_Data segment:_
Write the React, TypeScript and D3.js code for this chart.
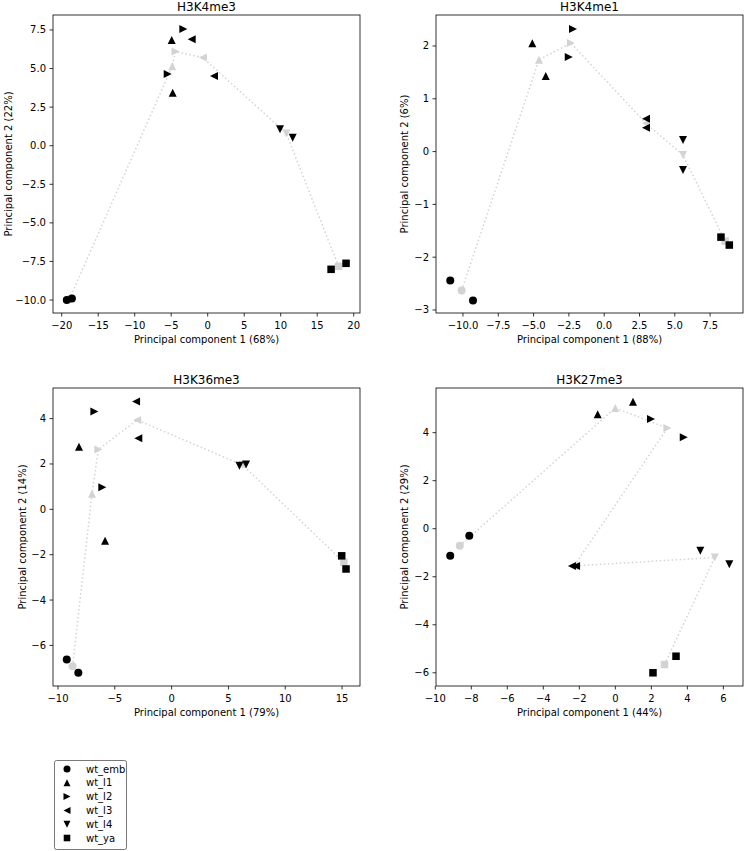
import React from "react";
import * as d3 from "d3";

const groups = ["wt_emb", "wt_l1", "wt_l2", "wt_l3", "wt_l4", "wt_ya"];
const shapes = ["circle", "up", "right", "left", "down", "square"];
const sampleGroup = [0, 0, 1, 1, 2, 2, 3, 3, 4, 4, 5, 5];

// H3K4me3
const k4me3PC1 = [-19.3, -18.6, -4.93, -4.8, -3.34, -5.48, -2.19, 0.86, 9.9, 11.64, 16.9, 18.95];
const k4me3PC2 = [-10.0, -9.9, 6.85, 3.44, 7.56, 4.65, 6.9, 4.52, 1.06, 0.52, -8.01, -7.62];
// H3K4me1
const k4me1PC1 = [-10.9, -9.29, -5.09, -4.14, -2.21, -2.51, 2.96, 2.96, 5.58, 5.58, 8.27, 8.86];
const k4me1PC2 = [-2.44, -2.82, 2.05, 1.43, 2.32, 1.79, 0.62, 0.45, 0.22, -0.35, -1.62, -1.77];
// H3K36me3
const k36me3PC1 = [-9.23, -8.21, -8.15, -5.86, -6.8, -6.1, -3.13, -2.93, 5.97, 6.55, 14.97, 15.35];
const k36me3PC2 = [-6.62, -7.21, 2.76, -1.39, 4.31, 0.97, 4.75, 3.13, 1.92, 1.98, -2.05, -2.63];
// H3K27me3
const k27me3PC1 = [-9.17, -8.11, -0.98, 0.98, 1.98, 3.8, -2.41, -2.18, 4.72, 6.33, 2.09, 3.37];
const k27me3PC2 = [-1.13, -0.29, 4.77, 5.29, 4.57, 3.81, -1.55, -1.55, -0.92, -1.48, -6.0, -5.31];

const titles = ["H3K4me3", "H3K4me1", "H3K36me3", "H3K27me3"];
const pc1Pct = [68, 88, 79, 44];
const pc2Pct = [22, 6, 14, 29];

const xTicks1 = [-20, -15, -10, -5, 0, 5, 10, 15, 20];
const yTicks1 = [-10, -7.5, -5, -2.5, 0, 2.5, 5, 7.5];
const xTicks2 = [-10, -7.5, -5, -2.5, 0, 2.5, 5, 7.5];
const yTicks2 = [-3, -2, -1, 0, 1, 2];
const xTicks3 = [-10, -5, 0, 5, 10, 15];
const yTicks3 = [-6, -4, -2, 0, 2, 4];
const xTicks4 = [-10, -8, -6, -4, -2, 0, 2, 4, 6];
const yTicks4 = [-6, -4, -2, 0, 2, 4];

const FONT = "DejaVu Sans, sans-serif";
const GRAY = "#d3d3d3";

const fmt1 = (v: number) => d3.format(".1f")(v).replace("-", "\u2212");
const fmt0 = (v: number) => d3.format("d")(v).replace("-", "\u2212");

function markerPath(shape: string, s: number) {
  const h = s / 2;
  switch (shape) {
    case "up":
      return `M0,${-h}L${-h},${h}L${h},${h}Z`;
    case "down":
      return `M0,${h}L${-h},${-h}L${h},${-h}Z`;
    case "right":
      return `M${h},0L${-h},${-h}L${-h},${h}Z`;
    case "left":
      return `M${-h},0L${h},${-h}L${h},${h}Z`;
    case "square":
      return `M${-h * 0.94},${-h * 0.94}h${s * 0.94}v${s * 0.94}h${-s * 0.94}Z`;
    default:
      return d3.arc()({ innerRadius: 0, outerRadius: h, startAngle: 0, endAngle: 2 * Math.PI }) as string;
  }
}

type PanelSpec = {
  title: string;
  pc1: number[];
  pc2: number[];
  p1: number;
  p2: number;
  box: [number, number, number, number]; // left, right, top, bottom
  xd: [number, number];
  yd: [number, number];
  xt: number[];
  yt: number[];
  xf: (v: number) => string;
  yf: (v: number) => string;
  ylabelX: number;
};

const panels: PanelSpec[] = [
  { title: titles[0], pc1: k4me3PC1, pc2: k4me3PC2, p1: pc1Pct[0], p2: pc2Pct[0], box: [53, 360, 15, 313], xd: [-21.19, 20.86], yd: [-10.84, 8.47], xt: xTicks1, yt: yTicks1, xf: fmt0, yf: fmt1, ylabelX: 8 },
  { title: titles[1], pc1: k4me1PC1, pc2: k4me1PC2, p1: pc1Pct[1], p2: pc2Pct[1], box: [436, 743, 15, 313], xd: [-11.91, 9.83], yd: [-3.057, 2.587], xt: xTicks2, yt: yTicks2, xf: fmt1, yf: fmt0, ylabelX: 404 },
  { title: titles[2], pc1: k36me3PC1, pc2: k36me3PC2, p1: pc1Pct[2], p2: pc2Pct[2], box: [53, 360, 388, 686], xd: [-10.44, 16.58], yd: [-7.79, 5.35], xt: xTicks3, yt: yTicks3, xf: fmt0, yf: fmt0, ylabelX: 22 },
  { title: titles[3], pc1: k27me3PC1, pc2: k27me3PC2, p1: pc1Pct[3], p2: pc2Pct[3], box: [436, 743, 388, 686], xd: [-9.96, 7.09], yd: [-6.55, 5.86], xt: xTicks4, yt: yTicks4, xf: fmt0, yf: fmt0, ylabelX: 404 },
];

function Panel({ p }: { p: PanelSpec }) {
  const [l, r, t, b] = p.box;
  const x = d3.scaleLinear().domain(p.xd).range([l, r]);
  const y = d3.scaleLinear().domain(p.yd).range([b, t]);
  const means = groups.map((_, gi) => {
    const idx = sampleGroup.map((g, i) => (g === gi ? i : -1)).filter((i) => i >= 0);
    return [d3.mean(idx, (i) => p.pc1[i]) as number, d3.mean(idx, (i) => p.pc2[i]) as number];
  });
  const line = d3
    .line<number[]>()
    .x((d) => x(d[0]))
    .y((d) => y(d[1]));
  const size = 8;
  return (
    <g>
      <text x={(l + r) / 2} y={t - 4} textAnchor="middle" fontSize={12} fontFamily={FONT}>
        {p.title}
      </text>
      <path d={line(means) as string} fill="none" stroke={GRAY} strokeWidth={1.5} strokeDasharray="1.5,2.5" />
      {means.map((m, gi) => (
        <path key={"m" + gi} d={markerPath(shapes[gi], size)} transform={`translate(${x(m[0])},${y(m[1])})`} fill={GRAY} />
      ))}
      {p.pc1.map((v, i) => (
        <path key={"p" + i} d={markerPath(shapes[sampleGroup[i]], size)} transform={`translate(${x(v)},${y(p.pc2[i])})`} fill="#000" />
      ))}
      <rect x={l} y={t} width={r - l} height={b - t} fill="none" stroke="#000" strokeWidth={0.8} />
      {p.xt.map((v) => (
        <g key={"x" + v} transform={`translate(${x(v)},${b})`}>
          <line y1={0} y2={3.5} stroke="#000" strokeWidth={0.8} />
          <text y={12} textAnchor="middle" dominantBaseline="central" fontSize={10} fontFamily={FONT}>
            {p.xf(v)}
          </text>
        </g>
      ))}
      {p.yt.map((v) => (
        <g key={"y" + v} transform={`translate(${l},${y(v)})`}>
          <line x1={0} x2={-3.5} stroke="#000" strokeWidth={0.8} />
          <text x={-7} textAnchor="end" dominantBaseline="central" fontSize={10} fontFamily={FONT}>
            {p.yf(v)}
          </text>
        </g>
      ))}
      <text x={(l + r) / 2} y={b + 26} textAnchor="middle" dominantBaseline="central" fontSize={10} fontFamily={FONT}>
        {`Principal component 1 (${p.p1}%)`}
      </text>
      <text
        transform={`translate(${p.ylabelX},${(t + b) / 2}) rotate(-90)`}
        textAnchor="middle"
        dominantBaseline="central"
        fontSize={10}
        fontFamily={FONT}
      >
        {`Principal component 2 (${p.p2}%)`}
      </text>
    </g>
  );
}

export default function App() {
  const legendY = d3.scaleLinear().domain([0, groups.length - 1]).range([769, 838]);
  return (
    <svg width={744} height={851} style={{ position: "absolute", left: 0, top: 0, background: "#fff" }}>
      <rect width={744} height={851} fill="#fff" />
      {panels.map((p, i) => (
        <Panel key={i} p={p} />
      ))}
      <g>
        <rect x={54.5} y={760.5} width={72} height={89} rx={2} fill="#fff" stroke="#555" strokeWidth={0.8} />
        {groups.map((g, gi) => (
          <g key={g} transform={`translate(0,${legendY(gi)})`}>
            <path d={markerPath(shapes[gi], 7)} transform="translate(67,0)" fill="#000" />
            <text x={86} dominantBaseline="central" fontSize={10} fontFamily={FONT}>
              {g}
            </text>
          </g>
        ))}
      </g>
    </svg>
  );
}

_What is asked:_
Reproduce the material above from its first line through the line containing "3, 4, 4, 5, 5];", both ends included, and skip every picture.

_Answer to this task:_
Write the React, TypeScript and D3.js code for this chart.
import React from "react";
import * as d3 from "d3";

const groups = ["wt_emb", "wt_l1", "wt_l2", "wt_l3", "wt_l4", "wt_ya"];
const shapes = ["circle", "up", "right", "left", "down", "square"];
const sampleGroup = [0, 0, 1, 1, 2, 2, 3, 3, 4, 4, 5, 5];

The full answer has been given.